Stifler’s stalled growth is very “been there, done that,” – an unfortunately frequent theme in sequels that runs constantly throughout “Reunion,” and is really the film’s only negative mark. Audiences have seen Jim in these kinds of snags before, they’ve seen Stifler grow up and they’ve seen Finch make jokes about banging Stifler’s mom. It’s all been done before. And while it was hilarious then and funny to look back on, it’s not something that stands very tall on its own in the fourth installment of the primary series.

Don’t worry, though, because “Reunion” still manages to inspire laughter throughout. There are some hilarious scenes involving kinky sex gear, a see-through dish, marijuana and “the fuzz,” a sock, a bathtub and, without getting too into detail, Stifler finally gets revenge on Finch. In other words, all the trouble a fan of the original films could hope to see the gang get into goes down. But it’s very tired. It works well for people who know of the series and who begged for a true sequel, but will fall flat with those who haven’t caught a glimpse at the original trilogy.

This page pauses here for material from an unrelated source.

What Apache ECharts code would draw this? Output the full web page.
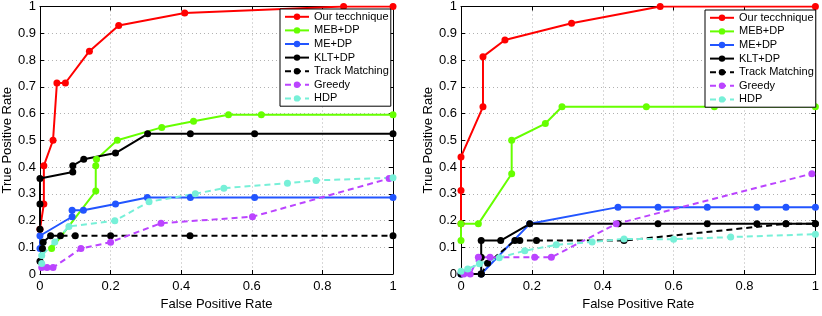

The “American Pie” trilogy should get credit for defining comedy for an entire generation, paving the way for comedies like “Knocked Up” and “Forgetting Sarah Marshall” – stories about everyday, loveable losers making something of themselves. It’s the plain and ordinary, day-to-day life, brought to the big screen.

But “American Reunion” feels stuck, and that’s the point. It’s supposed to be a reminder, a flashback to the olden days. It isn’t meant to redefine comedy again or score huge numbers. It’s to give the viewers another glimpse at the lives of these ordinary high school friends and give us another slice of that oh so savory pie. The one question fans and new viewers have to ask is: are we tired of this flavor yet?